• News

Pria Jepang Dibebaskan dari Tuduhan Pembunuhan setelah 45 Tahun Lalu Dijatuhi Hukuman Mati

Yati Maulana | Minggu, 29/09/2024 02:02 WIB
Pria Jepang Dibebaskan dari Tuduhan Pembunuhan setelah 45 Tahun Lalu Dijatuhi Hukuman Mati Pendukung Iwao Hakamada merayakan kebebasan hukuman mati pada tahun 1966, di Shizuoka, Jepang bagian tengah, 26 September 2024. Kyodo via REUTERS

TOKYO - Seorang pria Jepang yang dikatakan telah menghabiskan waktu terlama di dunia di hukuman mati dibebaskan dari tuduhan pembunuhan pada hari Kamis, kata tim hukumnya.

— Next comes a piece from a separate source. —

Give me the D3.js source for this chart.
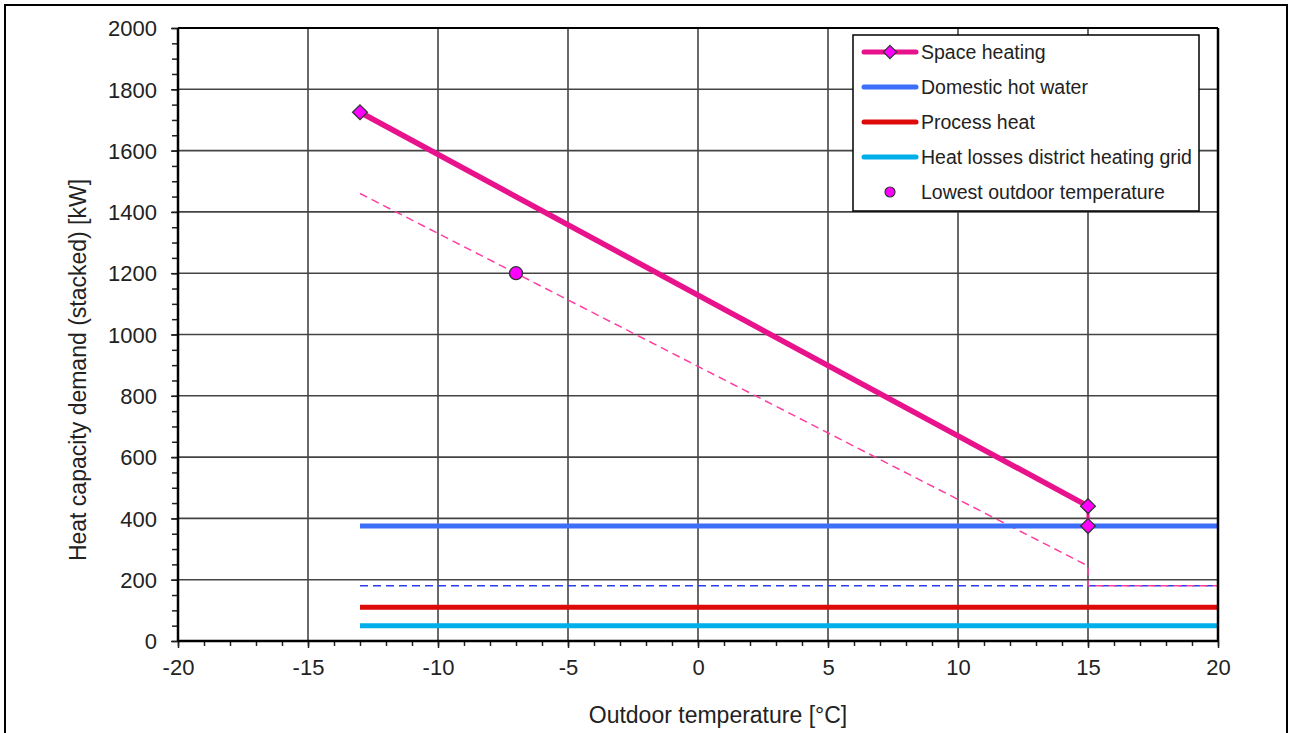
<!DOCTYPE html>
<html lang="en">

<head>
    <meta charset="UTF-8">
    <title>Heat capacity demand</title>
    <style>
        body {
            margin: 0;
            padding: 0;
            background-color: #fff;
            font-family: "Liberation Sans", Arial, sans-serif;
        }

        #chart {
            width: 1292px;
            height: 733px;
        }

        .tick text {
            font-family: "Liberation Sans", Arial, sans-serif;
            font-size: 22px;
            fill: #222;
        }

        .grid line {
            stroke: #444;
            stroke-width: 1.6px;
        }

        .legend text {
            font-size: 19.5px;
            fill: #222;
        }
    </style>
</head>

<body>
    <div id="chart"></div>
    <script src="https://d3js.org/d3.v7.min.js"></script>
    <script>
        // values
        const xTicks = [-20, -15, -10, -5, 0, 5, 10, 15, 20];
        const yTicks = [0, 200, 400, 600, 800, 1000, 1200, 1400, 1600, 1800, 2000];

        const spaceHeating = [{ t: -13, kw: 1725 }, { t: 15, kw: 440 }];
        const spaceHeatingDrop = [{ t: 15, kw: 440 }, { t: 15, kw: 375 }];
        const spaceHeatingDashed = [{ t: -13, kw: 1460 }, { t: 15, kw: 245 }, { t: 15, kw: 180 }, { t: 20, kw: 180 }];
        const hotWater = [{ t: -13, kw: 375 }, { t: 20, kw: 375 }];
        const hotWaterDashed = [{ t: -13, kw: 180 }, { t: 20, kw: 180 }];
        const processHeat = [{ t: -13, kw: 110 }, { t: 20, kw: 110 }];
        const gridLosses = [{ t: -13, kw: 50 }, { t: 20, kw: 50 }];
        const lowestTemp = [{ t: -7, kw: 1200 }];

        const legendItems = [
            { name: "Space heating", color: "#e8128c", kind: "diamond" },
            { name: "Domestic hot water", color: "#3d6ef7", kind: "line" },
            { name: "Process heat", color: "#dd0a0a", kind: "line" },
            { name: "Heat losses district heating grid", color: "#00aeea", kind: "line" },
            { name: "Lowest outdoor temperature", color: "#ff00ff", kind: "dot" }
        ];

        const margin = { top: 28, right: 74, bottom: 92, left: 178 };
        const width = 1292 - margin.left - margin.right;
        const height = 733 - margin.top - margin.bottom;

        const root = d3.select("#chart").append("svg")
            .attr("width", 1292)
            .attr("height", 733);

        // outer frame
        root.append("rect")
            .attr("x", 5)
            .attr("y", 5)
            .attr("width", 1282)
            .attr("height", 740)
            .attr("fill", "none")
            .attr("stroke", "black")
            .attr("stroke-width", 2);

        const svg = root.append("g")
            .attr("transform", "translate(" + margin.left + "," + margin.top + ")");

        const xScale = d3.scaleLinear()
            .domain([-20, 20])
            .range([0, width]);

        const yScale = d3.scaleLinear()
            .domain([0, 2000])
            .range([height, 0]);

        // grid
        svg.append("g")
            .attr("class", "grid")
            .selectAll("line.v")
            .data(xTicks)
            .enter().append("line")
            .attr("x1", d => xScale(d))
            .attr("x2", d => xScale(d))
            .attr("y1", 0)
            .attr("y2", height);

        svg.append("g")
            .attr("class", "grid")
            .selectAll("line.h")
            .data(yTicks)
            .enter().append("line")
            .attr("x1", 0)
            .attr("x2", width)
            .attr("y1", d => yScale(d))
            .attr("y2", d => yScale(d));

        // minor ticks
        const xAxisMinor = d3.axisBottom(xScale).ticks(40).tickSize(5).tickFormat("");
        const yAxisMinor = d3.axisLeft(yScale).ticks(50).tickSize(6).tickFormat("");

        svg.append("g")
            .attr("transform", "translate(0," + height + ")")
            .call(xAxisMinor)
            .call(g => g.select(".domain").remove())
            .call(g => g.selectAll("line").attr("stroke", "#222").attr("stroke-width", 1.5));

        svg.append("g")
            .call(yAxisMinor)
            .call(g => g.select(".domain").remove())
            .call(g => g.selectAll("line").attr("stroke", "#222").attr("stroke-width", 1.5));

        const xAxis = d3.axisBottom(xScale).tickValues(xTicks).tickSize(7).tickPadding(11)
            .tickFormat(d => String(d));
        const yAxis = d3.axisLeft(yScale).tickValues(yTicks).tickSize(7).tickPadding(14)
            .tickFormat(d => String(d));

        svg.append("g")
            .attr("transform", "translate(0," + height + ")")
            .call(xAxis)
            .call(g => g.select(".domain").remove())
            .call(g => g.selectAll("line").attr("stroke", "#222").attr("stroke-width", 1.5));

        svg.append("g")
            .call(yAxis)
            .call(g => g.select(".domain").remove())
            .call(g => g.selectAll("line").attr("stroke", "#222").attr("stroke-width", 1.5))
            .call(g => g.selectAll("text").attr("dy", "0.35em"));

        const line = d3.line()
            .x(d => xScale(d.t))
            .y(d => yScale(d.kw));

        // dashed lines
        svg.append("path")
            .datum(hotWaterDashed)
            .attr("d", line)
            .attr("fill", "none")
            .attr("stroke", "#2a3ef0")
            .attr("stroke-width", 1.5)
            .attr("stroke-dasharray", "8,5");

        svg.append("path")
            .datum(spaceHeatingDashed)
            .attr("d", line)
            .attr("fill", "none")
            .attr("stroke", "#ff3fa0")
            .attr("stroke-width", 1.5)
            .attr("stroke-dasharray", "8,5");

        // solid series
        const solid = [
            { data: gridLosses, color: "#00aeea" },
            { data: processHeat, color: "#dd0a0a" },
            { data: hotWater, color: "#3d6ef7" }
        ];

        solid.forEach(s => {
            svg.append("path")
                .datum(s.data)
                .attr("d", line)
                .attr("fill", "none")
                .attr("stroke", s.color)
                .attr("stroke-width", 5);
        });

        svg.append("path")
            .datum(spaceHeatingDrop)
            .attr("d", line)
            .attr("fill", "none")
            .attr("stroke", "#e8128c")
            .attr("stroke-width", 3);

        svg.append("path")
            .datum(spaceHeating)
            .attr("d", line)
            .attr("fill", "none")
            .attr("stroke", "#e8128c")
            .attr("stroke-width", 5.5);

        const diamond = d3.symbol().type(d3.symbolDiamond2).size(140);

        svg.selectAll(".sh-marker")
            .data(spaceHeating.concat([spaceHeatingDrop[1]]))
            .enter().append("path")
            .attr("class", "sh-marker")
            .attr("d", diamond)
            .attr("transform", d => "translate(" + xScale(d.t) + "," + yScale(d.kw) + ")")
            .attr("fill", "#ff00ff")
            .attr("stroke", "#333")
            .attr("stroke-width", 1.3);

        svg.selectAll(".low-marker")
            .data(lowestTemp)
            .enter().append("circle")
            .attr("class", "low-marker")
            .attr("cx", d => xScale(d.t))
            .attr("cy", d => yScale(d.kw))
            .attr("r", 6.5)
            .attr("fill", "#ff00ff")
            .attr("stroke", "#333")
            .attr("stroke-width", 1.3);

        // plot frame
        svg.append("line")
            .attr("x1", 0).attr("x2", 0).attr("y1", 0).attr("y2", height)
            .attr("stroke", "black").attr("stroke-width", 2.5);
        svg.append("line")
            .attr("x1", 0).attr("x2", width).attr("y1", height).attr("y2", height)
            .attr("stroke", "black").attr("stroke-width", 2.5);
        svg.append("line")
            .attr("x1", width).attr("x2", width).attr("y1", 0).attr("y2", height)
            .attr("stroke", "black").attr("stroke-width", 2.5);
        svg.append("line")
            .attr("x1", 0).attr("x2", width).attr("y1", 0).attr("y2", 0)
            .attr("stroke", "black").attr("stroke-width", 2);

        // axis titles
        svg.append("text")
            .attr("x", 540)
            .attr("y", height + 82)
            .style("text-anchor", "middle")
            .style("font-size", "23px")
            .attr("fill", "#222")
            .text("Outdoor temperature [°C]");

        svg.append("text")
            .attr("transform", "rotate(-90)")
            .attr("x", -342)
            .attr("y", -92)
            .style("text-anchor", "middle")
            .style("font-size", "23px")
            .attr("fill", "#222")
            .text("Heat capacity demand (stacked) [kW]");

        // legend
        const legend = svg.append("g")
            .attr("class", "legend")
            .attr("transform", "translate(" + (853 - margin.left) + "," + (35 - margin.top) + ")");

        legend.append("rect")
            .attr("width", 346)
            .attr("height", 176)
            .attr("fill", "white")
            .attr("stroke", "black")
            .attr("stroke-width", 1.5);

        const rows = legend.selectAll(".row")
            .data(legendItems)
            .enter().append("g")
            .attr("class", "row")
            .attr("transform", (d, i) => "translate(0," + (17 + i * 35) + ")");

        rows.filter(d => d.kind !== "dot").append("line")
            .attr("x1", 11)
            .attr("x2", 63)
            .attr("stroke", d => d.color)
            .attr("stroke-width", 5)
            .attr("stroke-linecap", "round");

        rows.filter(d => d.kind === "diamond").append("path")
            .attr("d", d3.symbol().type(d3.symbolDiamond2).size(110))
            .attr("transform", "translate(37,0)")
            .attr("fill", "#ff00ff")
            .attr("stroke", "#333")
            .attr("stroke-width", 1.2);

        rows.filter(d => d.kind === "dot").append("circle")
            .attr("cx", 37)
            .attr("r", 5)
            .attr("fill", d => d.color)
            .attr("stroke", "#333")
            .attr("stroke-width", 1.2);

        rows.append("text")
            .attr("x", 68)
            .attr("dy", "0.35em")
            .text(d => d.name);
    </script>
</body>

</html>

Hal ini mengakhiri pencarian keadilan keluarganya setelah dihukum secara salah atas kejahatan yang dilakukan hampir 60 tahun yang lalu.

Pengadilan distrik Shizuoka membebaskan Iwao Hakamada, 88, dalam persidangan ulang atas pembunuhan empat orang di wilayah Jepang bagian tengah pada tahun 1966.

Mendengar kata-kata "tidak bersalah" di ruang sidang sungguh menyenangkan, kata Hideko Hakamada, yang telah berjuang selama puluhan tahun untuk membersihkan nama baik adik laki-lakinya.

"Ketika saya mendengarnya, saya sangat terharu dan bahagia, saya tidak bisa berhenti menangis," katanya dalam jumpa pers yang disiarkan televisi.

Hakamada menghabiskan 45 tahun di hukuman mati sebelum pengadilan memerintahkan pembebasannya dan persidangan ulang pada tahun 2014 di tengah keraguan tentang bukti yang menjadi dasar hukumannya.

Mantan petinju, yang telah tinggal bersama saudara perempuannya sejak dibebaskan, telah dituduh menikam mantan bos dan keluarganya hingga tewas sebelum membakar rumah mereka.

Meskipun ia sempat mengakui pembunuhan tersebut, ia menarik kembali pengakuannya dan mengaku tidak bersalah selama persidangannya, tetapi tetap dijatuhi hukuman mati pada tahun 1968, hukuman yang ditegakkan oleh Mahkamah Agung Jepang pada tahun 1980.

Norimichi Kumamoto, salah satu dari tiga hakim pengadilan Shizuoka yang telah menjatuhkan hukuman mati kepada Hakamada, mengajukan petisi kepada Mahkamah Agung untuk persidangan ulang pada tahun 2008, tetapi ditolak.

Pengacara Hakamada berpendapat bahwa tes DNA pada pakaian bernoda darah yang dikatakan milik klien mereka menunjukkan bahwa darah itu bukan darahnya.

Kelompok hak asasi manusia Amnesty International memuji pembebasan itu sebagai "momen penting untuk keadilan" dan mendesak Jepang untuk menghapus hukuman mati.

"Setelah menanggung hampir setengah abad pemenjaraan yang salah dan 10 tahun lagi menunggu persidangan ulang, putusan ini merupakan pengakuan penting atas ketidakadilan yang mendalam yang ia tanggung selama sebagian besar hidupnya," kata Amnesty.

"Ini mengakhiri perjuangan yang menginspirasi untuk membersihkan namanya," tambahnya dalam sebuah pernyataan.

Juru bicara utama pemerintah, Kepala Sekretaris Kabinet Yoshimasa Hayashi, menolak berkomentar mengenai kasus-kasus individual, tetapi mengakui putusan pengadilan Shizuoka.